[Supplied data]
┌──
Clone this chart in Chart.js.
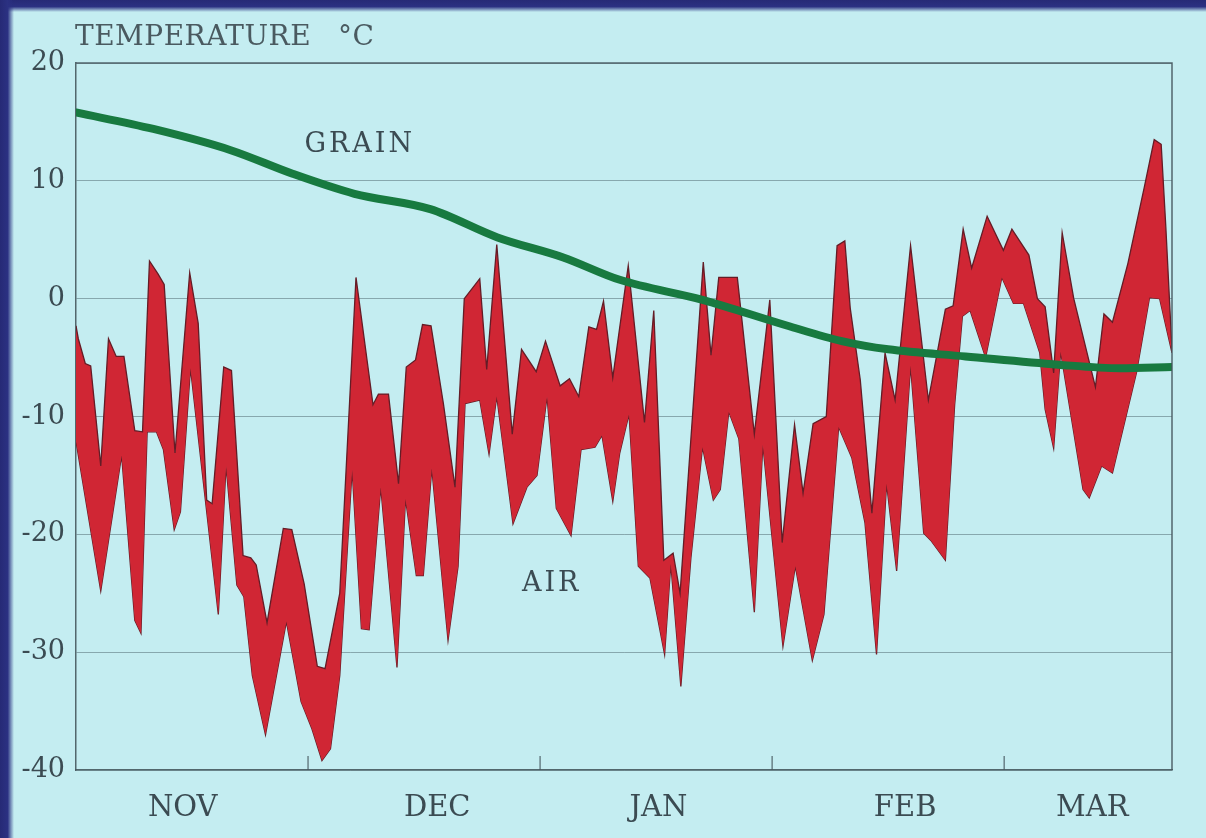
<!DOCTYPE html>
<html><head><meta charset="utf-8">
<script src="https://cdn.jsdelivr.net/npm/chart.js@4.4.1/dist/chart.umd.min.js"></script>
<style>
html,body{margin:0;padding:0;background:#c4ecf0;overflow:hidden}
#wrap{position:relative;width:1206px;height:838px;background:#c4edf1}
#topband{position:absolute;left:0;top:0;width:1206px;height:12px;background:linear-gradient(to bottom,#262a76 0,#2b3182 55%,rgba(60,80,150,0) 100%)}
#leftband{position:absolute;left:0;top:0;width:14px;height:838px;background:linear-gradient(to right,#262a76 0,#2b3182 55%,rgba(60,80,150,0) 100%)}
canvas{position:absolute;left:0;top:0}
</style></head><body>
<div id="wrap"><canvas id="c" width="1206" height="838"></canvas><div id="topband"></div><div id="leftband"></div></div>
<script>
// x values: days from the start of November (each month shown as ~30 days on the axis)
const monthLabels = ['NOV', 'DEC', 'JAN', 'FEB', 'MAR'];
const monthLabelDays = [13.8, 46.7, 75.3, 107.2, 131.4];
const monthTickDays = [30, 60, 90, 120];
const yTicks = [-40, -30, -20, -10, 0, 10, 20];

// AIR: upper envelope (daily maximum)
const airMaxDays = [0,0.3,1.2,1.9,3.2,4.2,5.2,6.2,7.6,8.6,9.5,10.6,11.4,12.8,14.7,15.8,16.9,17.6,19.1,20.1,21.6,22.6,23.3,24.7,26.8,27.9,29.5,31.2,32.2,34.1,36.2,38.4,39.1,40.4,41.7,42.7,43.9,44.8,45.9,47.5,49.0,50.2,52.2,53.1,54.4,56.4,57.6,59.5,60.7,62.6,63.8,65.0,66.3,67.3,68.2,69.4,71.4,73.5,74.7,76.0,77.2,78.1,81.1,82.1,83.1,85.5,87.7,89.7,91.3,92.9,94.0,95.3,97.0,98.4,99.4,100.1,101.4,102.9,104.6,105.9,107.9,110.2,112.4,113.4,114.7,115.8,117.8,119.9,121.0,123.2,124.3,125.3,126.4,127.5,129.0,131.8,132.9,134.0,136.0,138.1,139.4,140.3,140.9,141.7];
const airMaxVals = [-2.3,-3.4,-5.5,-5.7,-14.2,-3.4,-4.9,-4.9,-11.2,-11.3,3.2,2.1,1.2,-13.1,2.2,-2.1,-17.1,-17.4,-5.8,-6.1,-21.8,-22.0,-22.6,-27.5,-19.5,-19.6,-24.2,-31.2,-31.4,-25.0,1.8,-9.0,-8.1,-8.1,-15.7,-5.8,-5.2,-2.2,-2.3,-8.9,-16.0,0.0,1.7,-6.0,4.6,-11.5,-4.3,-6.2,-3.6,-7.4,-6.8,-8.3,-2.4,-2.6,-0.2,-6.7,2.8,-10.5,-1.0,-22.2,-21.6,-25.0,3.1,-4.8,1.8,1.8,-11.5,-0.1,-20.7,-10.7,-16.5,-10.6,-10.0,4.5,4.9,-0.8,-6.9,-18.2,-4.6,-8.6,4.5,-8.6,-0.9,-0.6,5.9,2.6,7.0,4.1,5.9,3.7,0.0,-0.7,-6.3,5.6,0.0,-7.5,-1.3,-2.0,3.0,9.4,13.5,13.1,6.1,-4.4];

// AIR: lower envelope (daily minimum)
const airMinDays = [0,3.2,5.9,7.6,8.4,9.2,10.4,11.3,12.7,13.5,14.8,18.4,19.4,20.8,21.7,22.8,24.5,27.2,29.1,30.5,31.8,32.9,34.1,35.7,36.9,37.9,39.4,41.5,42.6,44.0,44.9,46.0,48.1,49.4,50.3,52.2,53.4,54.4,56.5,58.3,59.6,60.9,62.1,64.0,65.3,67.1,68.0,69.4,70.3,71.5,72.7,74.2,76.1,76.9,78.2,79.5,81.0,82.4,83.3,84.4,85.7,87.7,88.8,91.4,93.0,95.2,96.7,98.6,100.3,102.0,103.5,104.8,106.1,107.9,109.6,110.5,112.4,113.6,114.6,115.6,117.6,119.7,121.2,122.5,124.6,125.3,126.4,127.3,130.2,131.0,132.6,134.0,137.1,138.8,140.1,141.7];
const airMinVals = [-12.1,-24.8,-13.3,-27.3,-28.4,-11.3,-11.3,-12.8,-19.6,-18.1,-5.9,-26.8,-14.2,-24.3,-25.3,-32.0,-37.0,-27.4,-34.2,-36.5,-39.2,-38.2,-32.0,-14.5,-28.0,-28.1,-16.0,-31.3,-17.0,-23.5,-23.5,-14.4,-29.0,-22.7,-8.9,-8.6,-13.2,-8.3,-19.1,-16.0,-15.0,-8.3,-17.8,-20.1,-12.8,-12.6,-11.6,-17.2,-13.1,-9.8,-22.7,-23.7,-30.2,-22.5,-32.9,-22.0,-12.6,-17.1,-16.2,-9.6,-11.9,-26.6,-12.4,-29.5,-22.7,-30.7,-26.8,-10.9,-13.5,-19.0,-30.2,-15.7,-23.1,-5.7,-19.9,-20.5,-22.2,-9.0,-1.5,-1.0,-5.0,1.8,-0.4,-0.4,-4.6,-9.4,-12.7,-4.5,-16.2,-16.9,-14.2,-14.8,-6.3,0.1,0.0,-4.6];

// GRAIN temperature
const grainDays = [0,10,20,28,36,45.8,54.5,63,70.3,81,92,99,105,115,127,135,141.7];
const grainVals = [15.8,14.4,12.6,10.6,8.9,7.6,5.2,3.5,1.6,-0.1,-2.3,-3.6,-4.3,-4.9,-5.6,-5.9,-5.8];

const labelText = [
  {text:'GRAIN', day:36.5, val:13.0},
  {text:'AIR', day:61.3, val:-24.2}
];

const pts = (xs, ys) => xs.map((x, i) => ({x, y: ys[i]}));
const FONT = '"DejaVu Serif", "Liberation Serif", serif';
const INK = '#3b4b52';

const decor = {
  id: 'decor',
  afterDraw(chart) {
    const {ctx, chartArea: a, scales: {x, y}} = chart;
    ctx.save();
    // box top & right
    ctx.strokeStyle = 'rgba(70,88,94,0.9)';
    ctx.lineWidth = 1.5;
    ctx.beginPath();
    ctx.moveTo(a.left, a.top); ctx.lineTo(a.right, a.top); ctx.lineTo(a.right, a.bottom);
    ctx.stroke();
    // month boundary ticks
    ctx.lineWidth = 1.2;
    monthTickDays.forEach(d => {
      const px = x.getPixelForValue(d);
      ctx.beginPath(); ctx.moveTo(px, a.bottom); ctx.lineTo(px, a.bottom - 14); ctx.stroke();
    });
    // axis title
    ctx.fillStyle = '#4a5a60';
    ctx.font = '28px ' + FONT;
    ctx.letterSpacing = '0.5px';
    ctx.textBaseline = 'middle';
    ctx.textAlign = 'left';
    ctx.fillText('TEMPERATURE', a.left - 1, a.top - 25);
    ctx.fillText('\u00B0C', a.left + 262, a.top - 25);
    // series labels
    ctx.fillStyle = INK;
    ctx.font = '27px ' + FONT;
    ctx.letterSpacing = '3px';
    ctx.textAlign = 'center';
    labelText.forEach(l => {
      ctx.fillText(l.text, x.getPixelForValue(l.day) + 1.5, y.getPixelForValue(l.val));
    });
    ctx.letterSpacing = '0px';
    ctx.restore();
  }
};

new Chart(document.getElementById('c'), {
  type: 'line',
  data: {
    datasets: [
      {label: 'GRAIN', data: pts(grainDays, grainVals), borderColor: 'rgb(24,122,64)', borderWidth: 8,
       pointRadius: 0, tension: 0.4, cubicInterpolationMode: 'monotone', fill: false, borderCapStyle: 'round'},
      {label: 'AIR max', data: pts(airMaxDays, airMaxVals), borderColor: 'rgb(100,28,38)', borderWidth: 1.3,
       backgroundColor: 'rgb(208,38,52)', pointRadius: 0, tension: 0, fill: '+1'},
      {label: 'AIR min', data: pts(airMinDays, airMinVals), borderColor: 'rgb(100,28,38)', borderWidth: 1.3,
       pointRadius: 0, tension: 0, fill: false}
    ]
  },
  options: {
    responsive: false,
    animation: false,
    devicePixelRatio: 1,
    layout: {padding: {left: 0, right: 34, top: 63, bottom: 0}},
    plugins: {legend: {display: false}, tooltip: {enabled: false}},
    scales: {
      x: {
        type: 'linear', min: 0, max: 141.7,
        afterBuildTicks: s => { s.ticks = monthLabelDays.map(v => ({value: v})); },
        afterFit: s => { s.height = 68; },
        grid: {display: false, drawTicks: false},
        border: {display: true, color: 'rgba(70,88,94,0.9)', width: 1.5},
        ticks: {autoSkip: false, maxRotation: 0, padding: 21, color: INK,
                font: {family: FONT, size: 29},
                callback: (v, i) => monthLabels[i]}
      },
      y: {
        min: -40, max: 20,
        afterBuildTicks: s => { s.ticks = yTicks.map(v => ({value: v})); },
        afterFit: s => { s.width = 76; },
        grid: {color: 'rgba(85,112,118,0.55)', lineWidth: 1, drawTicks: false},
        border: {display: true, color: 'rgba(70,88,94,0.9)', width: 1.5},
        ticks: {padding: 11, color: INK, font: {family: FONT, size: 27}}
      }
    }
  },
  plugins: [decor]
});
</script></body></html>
└──
[Task to complete]
Up to and including the line containing "const yTicks = [-40, -30, -20, -10, 0, 10, 20];", repeat every line from the start of the data, but none of the pictures.

[Task result]
Clone this chart in Chart.js.
<!DOCTYPE html>
<html><head><meta charset="utf-8">
<script src="https://cdn.jsdelivr.net/npm/chart.js@4.4.1/dist/chart.umd.min.js"></script>
<style>
html,body{margin:0;padding:0;background:#c4ecf0;overflow:hidden}
#wrap{position:relative;width:1206px;height:838px;background:#c4edf1}
#topband{position:absolute;left:0;top:0;width:1206px;height:12px;background:linear-gradient(to bottom,#262a76 0,#2b3182 55%,rgba(60,80,150,0) 100%)}
#leftband{position:absolute;left:0;top:0;width:14px;height:838px;background:linear-gradient(to right,#262a76 0,#2b3182 55%,rgba(60,80,150,0) 100%)}
canvas{position:absolute;left:0;top:0}
</style></head><body>
<div id="wrap"><canvas id="c" width="1206" height="838"></canvas><div id="topband"></div><div id="leftband"></div></div>
<script>
// x values: days from the start of November (each month shown as ~30 days on the axis)
const monthLabels = ['NOV', 'DEC', 'JAN', 'FEB', 'MAR'];
const monthLabelDays = [13.8, 46.7, 75.3, 107.2, 131.4];
const monthTickDays = [30, 60, 90, 120];
const yTicks = [-40, -30, -20, -10, 0, 10, 20];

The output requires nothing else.